### THE RECORDS
========

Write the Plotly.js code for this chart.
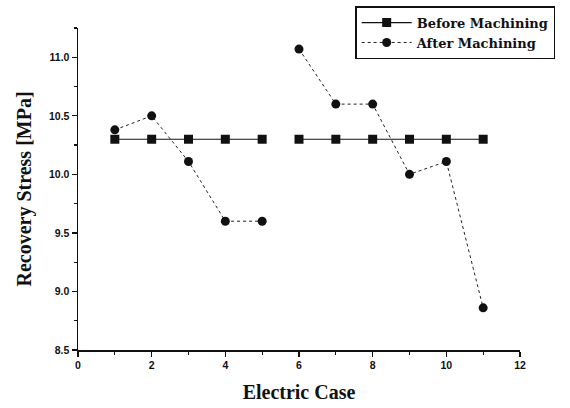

========

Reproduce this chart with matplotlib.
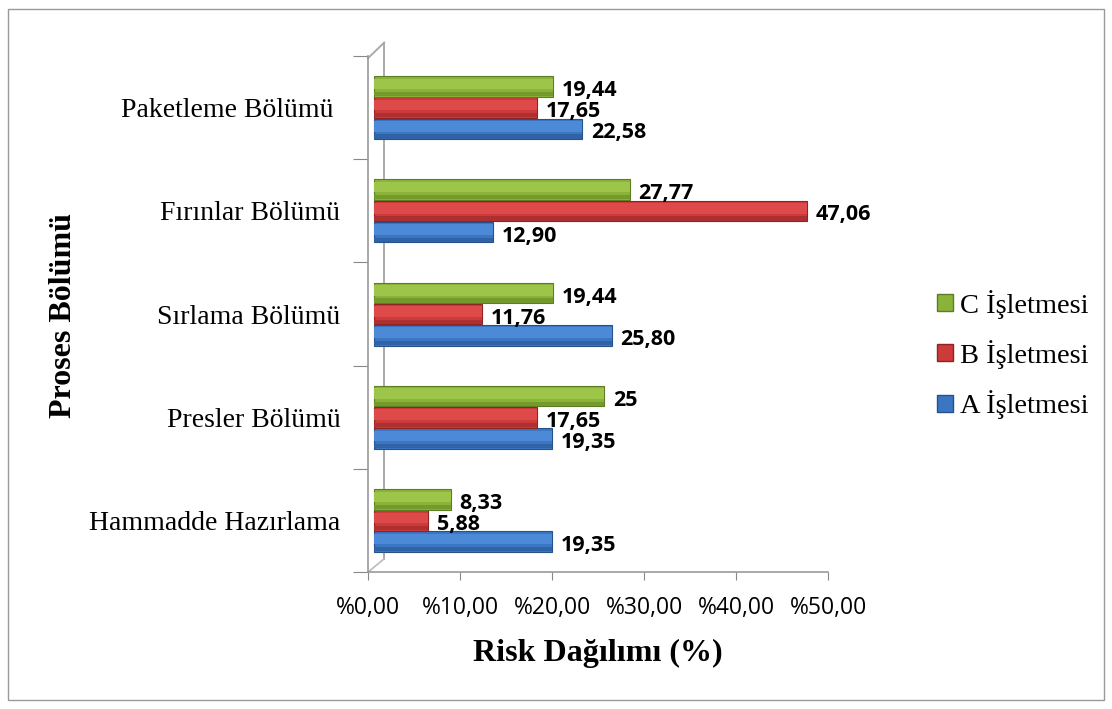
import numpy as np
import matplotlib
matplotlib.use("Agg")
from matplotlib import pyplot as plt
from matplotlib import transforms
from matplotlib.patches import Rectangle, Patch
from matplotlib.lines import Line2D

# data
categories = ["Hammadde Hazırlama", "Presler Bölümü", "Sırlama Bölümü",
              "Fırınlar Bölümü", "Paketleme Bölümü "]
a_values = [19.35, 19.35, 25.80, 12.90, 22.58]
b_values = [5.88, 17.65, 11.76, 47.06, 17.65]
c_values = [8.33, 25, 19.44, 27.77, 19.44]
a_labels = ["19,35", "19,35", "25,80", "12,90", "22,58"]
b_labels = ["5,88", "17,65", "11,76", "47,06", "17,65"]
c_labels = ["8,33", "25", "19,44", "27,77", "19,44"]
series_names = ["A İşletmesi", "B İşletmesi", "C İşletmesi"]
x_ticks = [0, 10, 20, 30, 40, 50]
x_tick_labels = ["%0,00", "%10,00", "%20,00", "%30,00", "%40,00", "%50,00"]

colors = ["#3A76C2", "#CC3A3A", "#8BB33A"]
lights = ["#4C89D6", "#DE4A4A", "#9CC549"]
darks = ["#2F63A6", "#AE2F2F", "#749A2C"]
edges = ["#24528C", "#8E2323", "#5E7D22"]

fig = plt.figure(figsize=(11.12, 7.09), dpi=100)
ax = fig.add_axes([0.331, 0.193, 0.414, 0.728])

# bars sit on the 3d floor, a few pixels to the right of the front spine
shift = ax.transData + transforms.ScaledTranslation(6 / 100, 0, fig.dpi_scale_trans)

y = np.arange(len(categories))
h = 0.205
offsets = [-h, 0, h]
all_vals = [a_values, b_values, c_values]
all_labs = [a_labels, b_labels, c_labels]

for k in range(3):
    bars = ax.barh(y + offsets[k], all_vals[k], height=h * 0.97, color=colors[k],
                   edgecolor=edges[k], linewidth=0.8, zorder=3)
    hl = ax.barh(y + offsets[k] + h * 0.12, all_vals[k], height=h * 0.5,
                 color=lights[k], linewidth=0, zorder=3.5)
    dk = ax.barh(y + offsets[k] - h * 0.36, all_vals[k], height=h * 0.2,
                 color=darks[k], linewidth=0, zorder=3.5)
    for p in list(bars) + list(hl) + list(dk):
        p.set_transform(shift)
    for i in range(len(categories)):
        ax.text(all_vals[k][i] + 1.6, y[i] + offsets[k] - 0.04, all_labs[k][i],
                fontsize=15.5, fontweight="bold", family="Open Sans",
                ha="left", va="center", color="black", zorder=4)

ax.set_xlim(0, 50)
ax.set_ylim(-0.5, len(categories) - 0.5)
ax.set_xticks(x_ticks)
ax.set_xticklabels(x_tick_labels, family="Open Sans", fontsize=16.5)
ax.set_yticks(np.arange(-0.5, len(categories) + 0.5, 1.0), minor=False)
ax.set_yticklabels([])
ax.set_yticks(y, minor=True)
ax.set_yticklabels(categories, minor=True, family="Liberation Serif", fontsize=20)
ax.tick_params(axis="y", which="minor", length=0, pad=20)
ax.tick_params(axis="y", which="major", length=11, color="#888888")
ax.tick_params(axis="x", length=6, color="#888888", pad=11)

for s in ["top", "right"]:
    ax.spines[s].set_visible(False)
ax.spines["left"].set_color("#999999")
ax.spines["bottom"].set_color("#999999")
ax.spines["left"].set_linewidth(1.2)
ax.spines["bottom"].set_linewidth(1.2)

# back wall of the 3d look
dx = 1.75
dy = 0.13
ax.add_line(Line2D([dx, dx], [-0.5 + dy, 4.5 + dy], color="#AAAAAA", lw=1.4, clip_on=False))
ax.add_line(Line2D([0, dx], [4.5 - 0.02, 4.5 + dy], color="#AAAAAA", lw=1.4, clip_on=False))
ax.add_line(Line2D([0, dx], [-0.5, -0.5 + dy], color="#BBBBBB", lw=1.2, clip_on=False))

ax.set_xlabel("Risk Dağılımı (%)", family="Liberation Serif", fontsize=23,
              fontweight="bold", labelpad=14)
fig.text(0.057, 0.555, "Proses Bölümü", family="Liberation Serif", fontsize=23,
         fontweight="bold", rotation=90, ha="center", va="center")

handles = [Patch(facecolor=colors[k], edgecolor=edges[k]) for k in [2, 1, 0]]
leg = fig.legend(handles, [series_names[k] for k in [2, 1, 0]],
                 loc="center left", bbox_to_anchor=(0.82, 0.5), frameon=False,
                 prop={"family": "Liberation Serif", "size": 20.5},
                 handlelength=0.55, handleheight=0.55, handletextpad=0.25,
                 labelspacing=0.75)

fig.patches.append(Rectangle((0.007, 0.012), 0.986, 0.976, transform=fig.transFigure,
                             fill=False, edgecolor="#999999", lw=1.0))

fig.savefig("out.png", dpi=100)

========

### WHAT IS ASKED
Repeat only the lines running from "Reproduce this chart with matplotlib." to "from matplotlib.lines import Line2D", ends included, and leave the pictures out.

### EXERCISE OUTPUT
Reproduce this chart with matplotlib.
import numpy as np
import matplotlib
matplotlib.use("Agg")
from matplotlib import pyplot as plt
from matplotlib import transforms
from matplotlib.patches import Rectangle, Patch
from matplotlib.lines import Line2D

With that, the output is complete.